◆ DATA LINES:
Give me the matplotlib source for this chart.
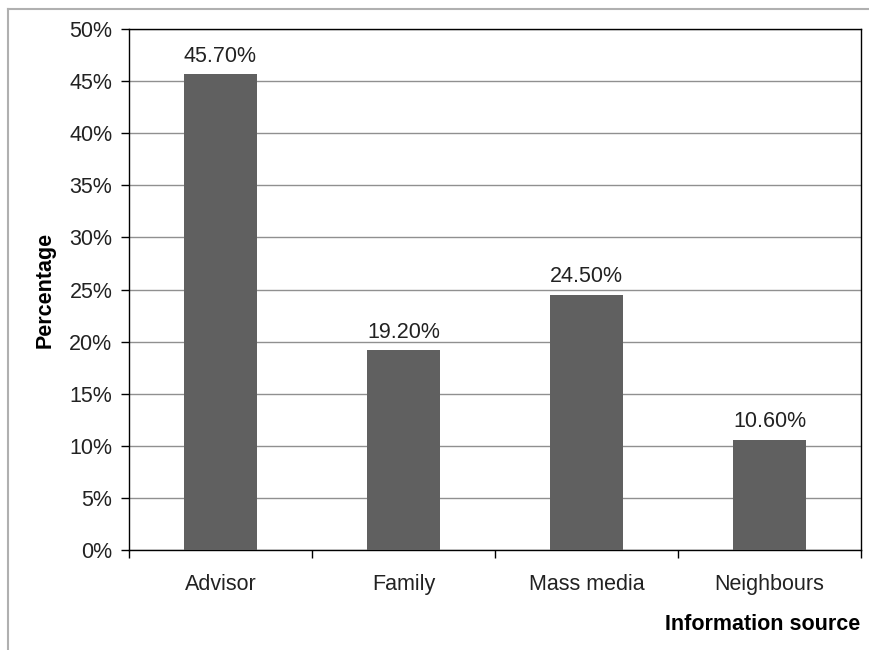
import matplotlib
matplotlib.use("Agg")
import matplotlib.pyplot as plt
from matplotlib.lines import Line2D

categories = ["Advisor", "Family", "Mass media", "Neighbours"]
values = [45.7, 19.2, 24.5, 10.6]
value_labels = ["45.70%", "19.20%", "24.50%", "10.60%"]
yticks = [0, 5, 10, 15, 20, 25, 30, 35, 40, 45, 50]

FS = 15.5


def main():
    plt.rcParams['font.family'] = ['Liberation Sans', 'DejaVu Sans']
    fig = plt.figure(figsize=(8.69, 6.5), dpi=100)
    ax = fig.add_axes([0.1484, 0.1538, 0.8424, 0.8015])

    x = list(range(len(categories)))
    ax.bar(x, values, width=0.4, color='#606060', zorder=3)
    for xi, v, lab in zip(x, values, value_labels):
        ax.text(xi, v + 0.7, lab, ha='center', va='bottom', fontsize=FS, color='#222222')

    ax.set_xlim(-0.5, len(categories) - 0.5)
    ax.set_ylim(0, 50)
    ax.set_yticks(yticks)
    ax.set_yticklabels([f"{t}%" for t in yticks], fontsize=FS, color='#222222')
    ax.yaxis.grid(True, color='#909090', linewidth=1, zorder=0)

    ax.set_xticks(x)
    ax.set_xticklabels(categories, fontsize=FS, color='#222222')
    ax.tick_params(axis='x', length=0, pad=17)
    ax.set_xticks([i - 0.5 for i in range(len(categories) + 1)], minor=True)
    ax.tick_params(axis='x', which='minor', length=6, width=1, color='black')
    ax.tick_params(axis='y', length=6, width=1, color='black', pad=6)

    for s in ax.spines.values():
        s.set_color('black')
        s.set_linewidth(1)

    ax.set_ylabel("Percentage", fontsize=FS, fontweight='bold', labelpad=10)
    fig.text(0.99, 0.04, "Information source", ha='right', va='center',
             fontsize=FS, fontweight='bold')

    # outer border of the chart area
    fig.add_artist(Line2D([0.0092, 0.0092], [0, 0.986], color='#b0b0b0', linewidth=1.5))
    fig.add_artist(Line2D([0.0092, 1], [0.986, 0.986], color='#b0b0b0', linewidth=1.5))

    fig.savefig("out.png", dpi=100, facecolor='white')


if __name__ == "__main__":
    main()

◆ PROBLEM: Restate each line from the start of the listing through the line bearing "ax.text(xi, v +" word for word. Drop the pictures.

◆ WRITTEN RESPONSE:
Give me the matplotlib source for this chart.
import matplotlib
matplotlib.use("Agg")
import matplotlib.pyplot as plt
from matplotlib.lines import Line2D

categories = ["Advisor", "Family", "Mass media", "Neighbours"]
values = [45.7, 19.2, 24.5, 10.6]
value_labels = ["45.70%", "19.20%", "24.50%", "10.60%"]
yticks = [0, 5, 10, 15, 20, 25, 30, 35, 40, 45, 50]

FS = 15.5


def main():
    plt.rcParams['font.family'] = ['Liberation Sans', 'DejaVu Sans']
    fig = plt.figure(figsize=(8.69, 6.5), dpi=100)
    ax = fig.add_axes([0.1484, 0.1538, 0.8424, 0.8015])

    x = list(range(len(categories)))
    ax.bar(x, values, width=0.4, color='#606060', zorder=3)
    for xi, v, lab in zip(x, values, value_labels):
        ax.text(xi, v + 0.7, lab, ha='center', va='bottom', fontsize=FS, color='#222222')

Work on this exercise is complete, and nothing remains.